Records from a collection
┏━━

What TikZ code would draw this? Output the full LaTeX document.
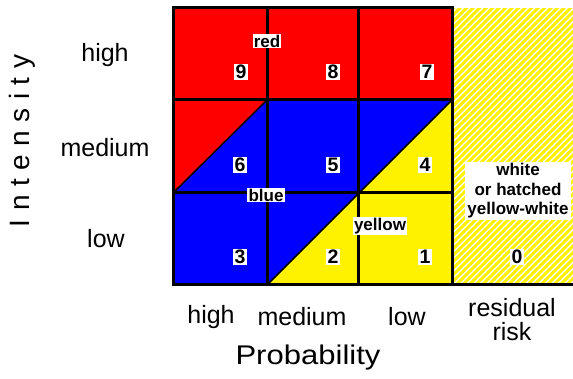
\documentclass[tikz,border=0pt]{standalone}
\usepackage{fontspec}
\setmainfont{Liberation Sans}
\begin{document}
\begin{tikzpicture}[x=1pt,y=-1pt,
  lbl/.style={font=\fontsize{17}{20}\selectfont\bfseries, fill=white, inner sep=1.2pt},
  num/.style={font=\fontsize{19.5}{21}\selectfont\bfseries, fill=white, inner sep=1.2pt},
  axlbl/.style={font=\fontsize{25}{28}\selectfont, inner sep=0pt},
  gridline/.style={line width=3pt, black},
  diag/.style={line width=1.5pt, black}]
\useasboundingbox (0,0) rectangle (573,379);
% hatched residual area
\begin{scope}
  \clip (452,9) rectangle (573,285);
  \fill[white] (452,9) rectangle (573,285);
  \foreach \i in {-300,-293.5,...,130} {
    \draw[yellow, line width=2.9pt] (452+\i,290) -- (452+\i+290,0);
  }
\end{scope}
% colour fields
\fill[blue] (173,8) rectangle (452,285);
\fill[red] (173,8) -- (452,8) -- (452,100) -- (267,100) -- (173,193) -- cycle;
\fill[yellow] (452,100) -- (452,285) -- (267,285) -- cycle;
% diagonals
\draw[diag] (173,193) -- (267,100);
\draw[diag] (267,285) -- (452,100);
% grid
\draw[gridline] (267,8) -- (267,285);
\draw[gridline] (358,8) -- (358,285);
\draw[gridline] (173,100) -- (452,100);
\draw[gridline] (173,193) -- (452,193);
\draw[gridline] (452,285) -- (173,285) -- (173,8) -- (452,8) -- (452,285);
\draw[gridline] (452,285) -- (573,285);
% numbers
\node[num] (n9) at (241,72) {9};
\node[num] (n8) at (333,72) {8};
\node[num] (n7) at (427,72) {7};
\node[num] (n6) at (240,165) {6};
\node[num] (n5) at (333,165) {5};
\node[num] (n4) at (425,165) {4};
\node[num] (n3) at (240,257) {3};
\node[num] (n2) at (333,257) {2};
\node[num] (n1) at (425,257) {1};
\node[num] (n0) at (517,257) {0};
% colour labels
\node[lbl] (lred) at (267,41) {red};
\node[lbl] (lblue) at (266,195) {blue};
\node[lbl] (lyellow) at (380,226) {yellow};
\node[lbl, align=center, font=\fontsize{17}{19.5}\selectfont\bfseries, inner sep=2pt] (lwhite) at (518,191) {white\\or hatched\\yellow-white};
% axis labels
\node[axlbl] (ihigh) at (105,55) {high};
\node[axlbl] (imed) at (105,148) {medium};
\node[axlbl] (ilow) at (106,239) {low};
\node[axlbl] (phigh) at (211,317) {high};
\node[axlbl] (pmed) at (302,317) {medium};
\node[axlbl] (plow) at (407,317) {low};
\node[axlbl, align=center, font=\fontsize{25}{24}\selectfont] (pres) at (512,320) {residual\\risk};
\node[inner sep=0pt, font=\fontsize{27}{30}\selectfont] (prob) at (308,358) {\scalebox{1.15}[1]{Probability}};
\node[inner sep=0pt, rotate=90, font=\fontsize{28}{30}\selectfont] (inten) at (22,141) {I\kern8.5pt n\kern8.5pt t\kern8.5pt e\kern8.5pt n\kern8.5pt s\kern8.5pt i\kern8.5pt t\kern8.5pt y};
\end{tikzpicture}
\end{document}
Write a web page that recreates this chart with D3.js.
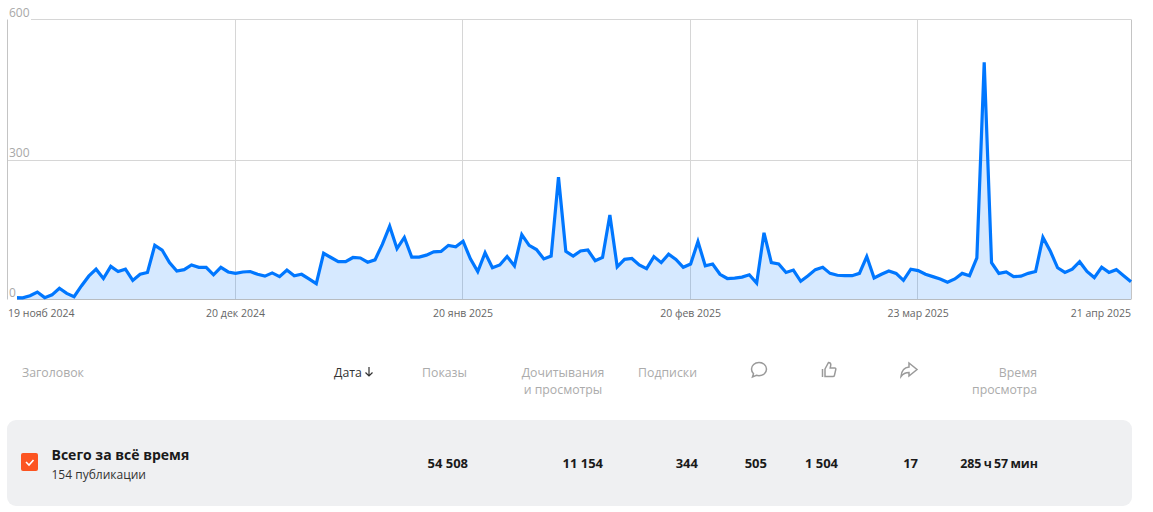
<!DOCTYPE html>
<html>
<head>
<meta charset="utf-8">
<script src="https://cdn.jsdelivr.net/npm/d3@7"></script>
<style>
  html, body { margin: 0; padding: 0; background: #fff; overflow: hidden; }
  text { font-family: "Open Sans", sans-serif; }
</style>
</head>
<body>
<div id="chart"></div>
<script>
// daily values, starting at 19 Nov 2024
const startDate = new Date(2024, 10, 19);
const values = [
  3, 4, 3.5, 8, 16, 4, 10, 24, 13, 6,
  29, 50, 65, 45, 71, 60, 65, 41, 54, 58,
  116, 106, 79, 61, 64, 74, 69, 69, 53, 69,
  59, 56, 59, 60, 54, 50, 57, 49, 63, 51,
  54, 44, 34, 99, 90, 81, 81, 90, 89, 80,
  85, 118, 157, 109, 133, 91, 91, 95, 102, 103,
  116, 113, 125, 87, 60, 100, 68, 74, 92, 72,
  139, 116, 107, 87, 93, 262, 103, 93, 104, 106,
  83, 90, 181, 70, 86, 88, 74, 66, 92, 79,
  97, 86, 69, 76, 124, 72, 76, 54, 45, 46,
  48, 53, 35, 143, 79, 76, 58, 63, 39, 51,
  64, 69, 56, 52, 51, 51, 56, 92, 46, 54,
  61, 56, 41, 65, 62, 54, 49, 44, 37, 44,
  56, 51, 89, 508, 79, 56, 59, 49, 50, 56,
  60, 133, 104, 68, 58, 65, 81, 60, 47, 69,
  58, 64, 51, 38
];
const yTicks = [0, 300, 600];
const xTickDates = [
  new Date(2024, 10, 19), new Date(2024, 11, 20), new Date(2025, 0, 20),
  new Date(2025, 1, 20), new Date(2025, 2, 23), new Date(2025, 3, 21)
];
const xTickLabels = ["19 нояб 2024", "20 дек 2024", "20 янв 2025", "20 фев 2025", "23 мар 2025", "21 апр 2025"];

// table
const headers = [
  { lines: ["Заголовок"], x: 22, anchor: "start" },
  { lines: ["Показы"], x: 467, anchor: "end" },
  { lines: ["Дочитывания", "и просмотры"], x: 603, anchor: "end", center: 563 },
  { lines: ["Подписки"], x: 697, anchor: "end" },
  { lines: ["Время", "просмотра"], x: 1037, anchor: "end" }
];
const totals = ["54 508", "11 154", "344", "505", "1 504", "17", "285 ч 57 мин"];
const totalsRight = [468, 603, 698, 767, 838, 918, 1038];

const width = 1153;
const height = 512;

const svg = d3.select("#chart").append("svg")
  .attr("width", width)
  .attr("height", height)
  .attr("viewBox", [0, 0, width, height])
  .style("display", "block");

const dates = values.map((d, i) => d3.timeDay.offset(startDate, i));

const x = d3.scaleTime()
  .domain([startDate, xTickDates[xTickDates.length - 1]])
  .range([8, 1131]);
const y = d3.scaleLinear().domain([0, 600]).range([299.5, 19.5]);

// grid
const gridColor = "#d6d6d6";
svg.append("g").selectAll("line")
  .data(xTickDates.slice(1, -1))
  .join("line")
  .attr("x1", (d) => Math.floor(x(d) - 0.5) + 0.5).attr("x2", (d) => Math.floor(x(d) - 0.5) + 0.5)
  .attr("y1", y(600)).attr("y2", y(0))
  .attr("stroke", gridColor);
svg.append("line")
  .attr("x1", 1131.5).attr("x2", 1131.5)
  .attr("y1", y(600)).attr("y2", y(0))
  .attr("stroke", "#c4c4c4");
svg.append("line")
  .attr("x1", 7.5).attr("x2", 7.5)
  .attr("y1", y(600)).attr("y2", y(0))
  .attr("stroke", "#c4c4c4");
svg.append("g").selectAll("line")
  .data(yTicks.slice(1))
  .join("line")
  .attr("x1", 8).attr("x2", 1131)
  .attr("y1", (d) => Math.round(y(d)) + (d === 600 ? -0.5 : 0.5))
  .attr("y2", (d) => Math.round(y(d)) + (d === 600 ? -0.5 : 0.5))
  .attr("stroke", gridColor);

// area and line
const area = d3.area()
  .x((d, i) => x(dates[i]))
  .y0(y(0))
  .y1((d) => y(d));
const line = d3.line()
  .x((d, i) => x(dates[i]))
  .y((d) => y(d));

svg.append("path").datum(values)
  .attr("d", area)
  .attr("fill", "#0077ff")
  .attr("fill-opacity", 0.16);
svg.append("line")
  .attr("x1", 8).attr("x2", 1131)
  .attr("y1", y(0)).attr("y2", y(0))
  .attr("stroke", "#b8bcc0");
svg.append("path").datum(values)
  .attr("d", line)
  .attr("fill", "none")
  .attr("stroke", "#0077ff")
  .attr("stroke-width", 3.2)
  .attr("stroke-linejoin", "miter");

// y labels sit on a white plate that hides the lines behind them
const yLabels = svg.append("g").selectAll("g")
  .data(yTicks)
  .join("g");
yLabels.append("rect")
  .attr("x", 8)
  .attr("y", (d) => y(d) - 14)
  .attr("width", (d) => (d === 0 ? 9 : 23))
  .attr("height", 14.5)
  .attr("fill", "#fff")
  .attr("fill-opacity", (d) => (d === 300 ? 0 : 1));
yLabels.append("text")
  .attr("x", 9)
  .attr("y", (d) => y(d) - 2.5)
  .attr("font-size", 12)
  .attr("fill", "#a8a8a8")
  .text((d) => d);

// x labels
svg.append("g").selectAll("text")
  .data(xTickDates)
  .join("text")
  .attr("x", (d) => x(d))
  .attr("y", 317)
  .attr("font-size", 10.5)
  .attr("fill", "#666")
  .attr("text-anchor", (d, i) => (i === 0 ? "start" : i === 5 ? "end" : "middle"))
  .text((d, i) => xTickLabels[i]);

// table header
const headerColor = "#ababab";
headers.forEach((h) => {
  h.lines.forEach((l, i) => {
    svg.append("text")
      .attr("x", h.center || h.x)
      .attr("y", 377 + i * 16.5)
      .attr("font-size", 12.3)
      .attr("fill", headerColor)
      .attr("text-anchor", h.center ? "middle" : h.anchor)
      .text(l);
  });
});
svg.append("text")
  .attr("x", 334).attr("y", 377)
  .attr("font-size", 12.3)
  .attr("fill", "#333")
  .text("Дата");
svg.append("path")
  .attr("d", "M369 367v9M365.5 372.5l3.5 3.5 3.5-3.5")
  .attr("fill", "none")
  .attr("stroke", "#333")
  .attr("stroke-width", 1.2);

// icons
const iconColor = "#9a9a9a";
svg.append("path")
  .attr("d", "M759 362.5c4.4 0 7.5 3 7.5 6.6s-3.1 6.6-7.5 6.6c-1 0-1.8-.1-2.6-.4l-3.9 1.6 1-3.2c-1.3-1.2-2-2.8-2-4.6 0-3.6 3.1-6.6 7.5-6.6z")
  .attr("fill", "none").attr("stroke", iconColor).attr("stroke-width", 1.5);
svg.append("path")
  .attr("d", "M822.5 369v8M825 369l3.5-6.5c1.6 0 2.3 1 2.3 2.3l-.6 3.2h4.6c.8 0 1.2.6 1 1.4l-1.3 5.8c-.2.8-.7 1.3-1.6 1.3H825z")
  .attr("fill", "none").attr("stroke", iconColor).attr("stroke-width", 1.5);
svg.append("path")
  .attr("d", "M909 363l8 6.5-8 6.5v-3.5c-3.4 0-5.8 1-8 4 .4-5 3-9 8-9.5z")
  .attr("fill", "none").attr("stroke", iconColor).attr("stroke-width", 1.5);

// totals row
svg.append("rect")
  .attr("x", 7).attr("y", 420)
  .attr("width", 1125).attr("height", 86)
  .attr("rx", 9)
  .attr("fill", "#eff0f2");
svg.append("rect")
  .attr("x", 21).attr("y", 453)
  .attr("width", 17).attr("height", 18)
  .attr("rx", 2)
  .attr("fill", "#fc5421");
svg.append("path")
  .attr("d", "M26 462l3 3 4.5-5")
  .attr("fill", "none")
  .attr("stroke", "#fff")
  .attr("stroke-width", 1.6);
svg.append("text")
  .attr("x", 51.5).attr("y", 460)
  .attr("font-size", 14)
  .attr("font-weight", 700)
  .attr("fill", "#1a1a1a")
  .text("Всего за всё время");
svg.append("text")
  .attr("x", 51.5).attr("y", 479)
  .attr("font-size", 12)
  .attr("fill", "#333")
  .text("154 публикации");
svg.append("g").selectAll("text")
  .data(totals)
  .join("text")
  .attr("x", (d, i) => totalsRight[i])
  .attr("y", 468)
  .attr("text-anchor", "end")
  .attr("font-size", (d, i) => (i === 6 ? 12.4 : 13))
  .attr("font-weight", 700)
  .attr("word-spacing", (d, i) => (i === 6 ? -1 : 0))
  .attr("fill", "#1a1a1a")
  .text((d) => d);
</script>
</body>
</html>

┗━━

Look through the listing above. Pick out each line with "draw" and copy it.

What TikZ code would draw this? Output the full LaTeX document.
    \draw[yellow, line width=2.9pt] (452+\i,290) -- (452+\i+290,0);
\draw[diag] (173,193) -- (267,100);
\draw[diag] (267,285) -- (452,100);
\draw[gridline] (267,8) -- (267,285);
\draw[gridline] (358,8) -- (358,285);
\draw[gridline] (173,100) -- (452,100);
\draw[gridline] (173,193) -- (452,193);
\draw[gridline] (452,285) -- (173,285) -- (173,8) -- (452,8) -- (452,285);
\draw[gridline] (452,285) -- (573,285);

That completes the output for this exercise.